Whisper it quietly and do not, on any account, let this slip to Brian Moore. The Grand Slam shoot-out of 1991 may have been an English triumph, a day when Rob and Rory and Teaguey and Deano and the Pitbull himself erased the memory of the Slow Walk at Murrayfield and brought home the bacon, but it was something else too. It was a day when anyone with a heart felt sorry for the French. Yes, sorry.

Go on, admit it. They were desperately hard done by. Inspired gloriously from the back by the great Serge Blanco on his last visit to Twickenham, the visitors outscored England by three tries to one and would, under today's scoring values, have snatched a draw and, on points difference, the championship as well.

Besides, Philippe Saint-Andre's try - The Try - was worthy of winning any championship you care to name. "I think it just summed up the French attitude on the day," says Blanco, who generated the whole wonderful thing from beneath his own posts. "We knew that for several seasons England had developed into a more and more dangerous side, that they were strong defensively and that there was no point in trying to challenge them purely on the physical level. Instead of trying to batter down the wall, we decided to run round them.

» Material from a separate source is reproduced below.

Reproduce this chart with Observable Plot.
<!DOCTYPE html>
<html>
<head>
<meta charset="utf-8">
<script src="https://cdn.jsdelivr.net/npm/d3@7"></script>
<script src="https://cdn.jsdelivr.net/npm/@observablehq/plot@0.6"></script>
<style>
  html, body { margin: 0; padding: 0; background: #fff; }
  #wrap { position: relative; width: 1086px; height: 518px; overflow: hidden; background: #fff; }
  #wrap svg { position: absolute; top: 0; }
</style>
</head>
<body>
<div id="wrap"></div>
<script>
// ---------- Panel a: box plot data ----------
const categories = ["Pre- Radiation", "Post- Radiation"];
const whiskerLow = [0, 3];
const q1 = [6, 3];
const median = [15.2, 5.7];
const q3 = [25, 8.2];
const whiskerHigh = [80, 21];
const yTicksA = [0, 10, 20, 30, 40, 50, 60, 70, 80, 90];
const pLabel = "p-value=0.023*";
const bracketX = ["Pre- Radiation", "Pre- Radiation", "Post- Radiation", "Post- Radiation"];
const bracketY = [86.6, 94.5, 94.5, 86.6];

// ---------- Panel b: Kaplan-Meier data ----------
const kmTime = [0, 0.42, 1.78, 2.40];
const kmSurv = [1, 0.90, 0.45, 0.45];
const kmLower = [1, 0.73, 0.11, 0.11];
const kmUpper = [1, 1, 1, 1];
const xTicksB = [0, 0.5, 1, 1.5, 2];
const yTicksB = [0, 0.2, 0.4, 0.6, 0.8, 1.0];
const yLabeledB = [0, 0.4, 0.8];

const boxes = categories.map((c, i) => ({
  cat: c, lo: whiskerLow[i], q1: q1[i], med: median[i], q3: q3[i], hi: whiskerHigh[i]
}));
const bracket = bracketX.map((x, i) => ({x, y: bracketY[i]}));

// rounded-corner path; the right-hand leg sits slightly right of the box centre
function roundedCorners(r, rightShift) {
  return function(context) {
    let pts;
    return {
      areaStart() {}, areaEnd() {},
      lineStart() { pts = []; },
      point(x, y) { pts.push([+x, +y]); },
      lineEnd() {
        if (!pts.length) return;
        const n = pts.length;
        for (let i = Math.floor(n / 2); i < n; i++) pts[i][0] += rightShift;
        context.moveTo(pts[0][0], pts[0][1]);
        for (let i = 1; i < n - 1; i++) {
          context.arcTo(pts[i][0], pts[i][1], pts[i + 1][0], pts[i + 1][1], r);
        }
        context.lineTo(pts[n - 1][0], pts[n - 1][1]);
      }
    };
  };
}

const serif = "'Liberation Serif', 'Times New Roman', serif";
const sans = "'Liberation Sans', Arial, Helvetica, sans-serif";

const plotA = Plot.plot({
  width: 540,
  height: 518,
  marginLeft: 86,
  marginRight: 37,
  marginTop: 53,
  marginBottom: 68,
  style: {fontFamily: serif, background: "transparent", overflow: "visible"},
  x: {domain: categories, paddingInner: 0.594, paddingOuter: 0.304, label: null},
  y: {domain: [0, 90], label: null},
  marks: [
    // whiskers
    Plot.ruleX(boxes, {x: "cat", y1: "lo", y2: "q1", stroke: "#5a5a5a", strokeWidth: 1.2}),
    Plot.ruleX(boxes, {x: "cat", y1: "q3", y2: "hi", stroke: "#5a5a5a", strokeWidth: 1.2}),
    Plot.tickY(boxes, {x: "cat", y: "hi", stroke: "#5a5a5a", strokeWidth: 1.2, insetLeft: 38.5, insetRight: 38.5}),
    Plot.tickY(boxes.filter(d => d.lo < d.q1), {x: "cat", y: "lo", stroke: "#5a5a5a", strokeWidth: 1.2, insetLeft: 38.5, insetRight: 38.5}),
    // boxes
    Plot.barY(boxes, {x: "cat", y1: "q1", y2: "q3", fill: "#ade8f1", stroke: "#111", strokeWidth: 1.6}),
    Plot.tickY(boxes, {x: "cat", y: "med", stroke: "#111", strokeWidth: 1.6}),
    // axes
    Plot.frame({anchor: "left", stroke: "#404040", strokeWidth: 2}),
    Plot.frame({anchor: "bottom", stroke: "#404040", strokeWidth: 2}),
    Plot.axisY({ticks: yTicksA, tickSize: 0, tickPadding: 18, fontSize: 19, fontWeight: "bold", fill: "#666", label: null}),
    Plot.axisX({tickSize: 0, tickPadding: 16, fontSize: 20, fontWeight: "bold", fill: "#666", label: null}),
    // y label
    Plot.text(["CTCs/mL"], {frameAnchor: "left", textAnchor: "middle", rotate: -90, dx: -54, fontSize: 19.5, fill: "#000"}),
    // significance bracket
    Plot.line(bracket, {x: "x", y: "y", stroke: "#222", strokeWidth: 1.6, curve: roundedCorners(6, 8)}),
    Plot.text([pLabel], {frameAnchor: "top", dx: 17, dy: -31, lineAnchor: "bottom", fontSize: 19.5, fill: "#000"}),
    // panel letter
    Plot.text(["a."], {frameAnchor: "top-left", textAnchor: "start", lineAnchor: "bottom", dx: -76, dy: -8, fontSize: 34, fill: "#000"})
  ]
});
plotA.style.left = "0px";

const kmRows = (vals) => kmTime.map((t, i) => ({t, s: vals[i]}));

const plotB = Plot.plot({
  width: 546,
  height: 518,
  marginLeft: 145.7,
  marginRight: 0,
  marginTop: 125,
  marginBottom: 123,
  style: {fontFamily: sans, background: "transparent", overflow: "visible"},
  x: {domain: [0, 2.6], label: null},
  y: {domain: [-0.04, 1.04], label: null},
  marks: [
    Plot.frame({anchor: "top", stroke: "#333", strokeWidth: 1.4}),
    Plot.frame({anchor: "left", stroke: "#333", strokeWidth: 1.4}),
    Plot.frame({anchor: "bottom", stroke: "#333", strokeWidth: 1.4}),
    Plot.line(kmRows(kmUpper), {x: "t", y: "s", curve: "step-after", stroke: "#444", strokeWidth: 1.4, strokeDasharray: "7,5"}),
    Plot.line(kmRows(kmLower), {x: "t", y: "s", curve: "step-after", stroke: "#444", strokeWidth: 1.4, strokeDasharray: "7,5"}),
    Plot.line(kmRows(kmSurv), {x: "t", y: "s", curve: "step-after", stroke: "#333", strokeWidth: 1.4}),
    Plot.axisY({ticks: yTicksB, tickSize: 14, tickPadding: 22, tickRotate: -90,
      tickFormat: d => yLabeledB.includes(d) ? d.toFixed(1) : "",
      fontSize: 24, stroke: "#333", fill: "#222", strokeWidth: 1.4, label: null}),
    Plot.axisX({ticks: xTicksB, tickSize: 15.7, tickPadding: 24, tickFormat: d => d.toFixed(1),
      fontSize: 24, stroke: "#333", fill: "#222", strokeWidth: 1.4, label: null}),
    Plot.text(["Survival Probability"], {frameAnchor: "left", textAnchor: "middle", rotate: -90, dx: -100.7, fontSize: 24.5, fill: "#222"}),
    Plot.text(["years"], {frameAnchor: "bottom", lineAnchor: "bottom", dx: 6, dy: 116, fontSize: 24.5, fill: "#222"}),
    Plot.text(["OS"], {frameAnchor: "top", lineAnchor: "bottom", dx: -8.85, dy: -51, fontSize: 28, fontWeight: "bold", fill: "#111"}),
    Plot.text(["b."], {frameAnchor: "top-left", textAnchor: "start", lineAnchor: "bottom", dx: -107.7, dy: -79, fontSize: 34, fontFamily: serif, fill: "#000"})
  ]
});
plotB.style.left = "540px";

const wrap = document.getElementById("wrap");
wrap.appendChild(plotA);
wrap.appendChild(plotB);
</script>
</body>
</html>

"England missed a penalty attempt, Pierre Berbizier fielded the ball behind the goal-line and I called for it. I made as if to touch down but saw that the English hadn't followed up the kick, so I took off." Lafond, Sella and Camberabero all worked the right touchline and when Saint-Andre gathered a delicate cross-chip to score at the posts, the whole of Twickenham knew they had seen genius made flesh.

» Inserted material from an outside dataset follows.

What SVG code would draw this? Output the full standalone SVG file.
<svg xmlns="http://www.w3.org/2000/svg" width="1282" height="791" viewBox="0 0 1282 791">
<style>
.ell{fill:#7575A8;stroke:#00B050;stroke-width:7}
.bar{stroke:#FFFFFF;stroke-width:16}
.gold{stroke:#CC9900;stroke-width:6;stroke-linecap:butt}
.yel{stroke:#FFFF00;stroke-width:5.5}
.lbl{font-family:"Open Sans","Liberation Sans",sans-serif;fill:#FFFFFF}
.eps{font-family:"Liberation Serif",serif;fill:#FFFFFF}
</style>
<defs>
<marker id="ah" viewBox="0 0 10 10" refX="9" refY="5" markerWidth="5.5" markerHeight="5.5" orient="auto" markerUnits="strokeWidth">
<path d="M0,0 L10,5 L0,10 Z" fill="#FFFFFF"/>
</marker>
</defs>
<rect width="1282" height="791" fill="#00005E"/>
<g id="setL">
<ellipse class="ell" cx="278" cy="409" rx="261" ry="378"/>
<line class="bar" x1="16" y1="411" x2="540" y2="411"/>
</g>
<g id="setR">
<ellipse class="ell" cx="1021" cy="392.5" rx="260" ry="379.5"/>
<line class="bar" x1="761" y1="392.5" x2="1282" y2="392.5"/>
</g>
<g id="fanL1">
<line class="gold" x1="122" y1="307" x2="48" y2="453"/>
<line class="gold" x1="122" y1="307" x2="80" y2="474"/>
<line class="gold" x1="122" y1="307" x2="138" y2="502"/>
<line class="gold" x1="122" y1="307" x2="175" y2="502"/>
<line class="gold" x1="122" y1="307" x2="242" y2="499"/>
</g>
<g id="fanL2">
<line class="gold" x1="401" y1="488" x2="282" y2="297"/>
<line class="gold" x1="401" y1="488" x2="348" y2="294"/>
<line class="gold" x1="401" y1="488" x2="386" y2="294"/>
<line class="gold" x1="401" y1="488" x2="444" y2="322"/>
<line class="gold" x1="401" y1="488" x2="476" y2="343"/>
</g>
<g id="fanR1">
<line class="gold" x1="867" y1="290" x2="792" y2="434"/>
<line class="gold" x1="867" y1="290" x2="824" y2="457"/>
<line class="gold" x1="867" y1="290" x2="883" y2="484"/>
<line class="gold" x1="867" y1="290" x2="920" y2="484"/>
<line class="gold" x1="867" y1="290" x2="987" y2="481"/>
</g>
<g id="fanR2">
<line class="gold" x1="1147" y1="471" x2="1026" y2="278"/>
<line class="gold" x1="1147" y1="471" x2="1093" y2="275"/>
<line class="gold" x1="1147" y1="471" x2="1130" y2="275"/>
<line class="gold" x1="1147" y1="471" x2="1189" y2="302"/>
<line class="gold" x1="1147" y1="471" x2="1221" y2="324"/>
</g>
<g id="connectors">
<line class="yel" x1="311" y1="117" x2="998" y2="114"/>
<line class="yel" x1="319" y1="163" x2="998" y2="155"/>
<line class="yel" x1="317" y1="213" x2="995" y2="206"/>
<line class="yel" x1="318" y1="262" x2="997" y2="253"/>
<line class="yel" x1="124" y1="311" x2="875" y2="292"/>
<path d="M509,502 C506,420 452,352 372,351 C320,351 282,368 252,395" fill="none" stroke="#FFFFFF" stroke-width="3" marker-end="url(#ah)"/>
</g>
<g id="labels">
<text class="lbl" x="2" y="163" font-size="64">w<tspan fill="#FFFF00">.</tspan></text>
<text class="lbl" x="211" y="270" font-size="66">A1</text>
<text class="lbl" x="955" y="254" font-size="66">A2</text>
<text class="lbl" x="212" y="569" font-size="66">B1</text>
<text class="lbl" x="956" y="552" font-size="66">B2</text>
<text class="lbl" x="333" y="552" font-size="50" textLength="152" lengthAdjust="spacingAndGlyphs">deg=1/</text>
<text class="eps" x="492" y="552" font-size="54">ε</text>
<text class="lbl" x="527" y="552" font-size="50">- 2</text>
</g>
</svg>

"The fact that it was my last game at Twickenham never crossed my mind, even when I ran out," Blanco says. "People were predicting that the English would eat us alive, so I was more concerned with proving the contrary. We had a deep-seated conviction that we would remain true to our intuition." But for Simon Hodgkinson's kicking, that intuition would have proved very sound indeed.

Scorers: England: Try R Underwood; Conversion S Hodgkinson; Penalties S Hodgkinson 4; Drop goal R Andrew.

France: Tries P Saint-Andre, D Camberabero, F Mesnel; Conversions D Camberabero 2; Penalty D Camberabero.

Heslop draws the

fire of France

France 10 England 19 Parc des Princes, 19 October 1991

"Fiery," says Paul Ackford, five and a half years on. "Very fiery." And in truth, the World Cup quarter-final collision between two nations almost perfectly matched in all but attitude was as blood-curdling as rugby gets.

The violent images are branded on the memory: the early targeting of Serge Blanco, the excesses of Eric Champ, Nigel Heslop's late tackle on Blanco and summary justice dispensed in a flurry of fists. But what a match, all the same. Perhaps the finest England performance in 20 years was forced from them by the brilliance of the French, a heady brew of iron discipline and commitment overcoming all manner of temperamental extravagance.

"We were incredibly wound up for that game, but the crucial thing for me was that we were able to keep the lid on the passions we all felt," says Ackford, whose command of the line-out in the final quarter was at the very heart of England's victory. "The moment I thought we might have them was when Nigel was decked by those punches early on. No one in a white shirt over-reacted and that indicated to me that we could cope with living on the edge.

"The French could be incredibly physical, so fear was a big motivating factor. The fact that this one was a World Cup quarter-final just added something extra to the atmosphere in the dressing-room because we knew that if we lost, we were out. No one remembers losers, so it was now or never. The tension was extraordinary.

"My line-out performance may have looked good, but the French had a strange habit of throwing in a no-hoper, or a non-jumper at least, against me. I can remember Wade Dooley saying: `How is it you get the easy guys while I get Olivier Roumat?' I wasn't complaining, that's for sure."

After that game, the New Zealand referee David Bishop was manhandled by Daniel Dubroca, the French coach. Somehow, it was of a piece with what had gone before. As they probably say somewhere in Paris, pure frenzy takes a while to die down.

Scorers: France: Try J-B Lafond; Penalties T Lacroix 2.

England: Tries R Underwood, W Carling; Conversion J Webb; Penalties J Webb 3.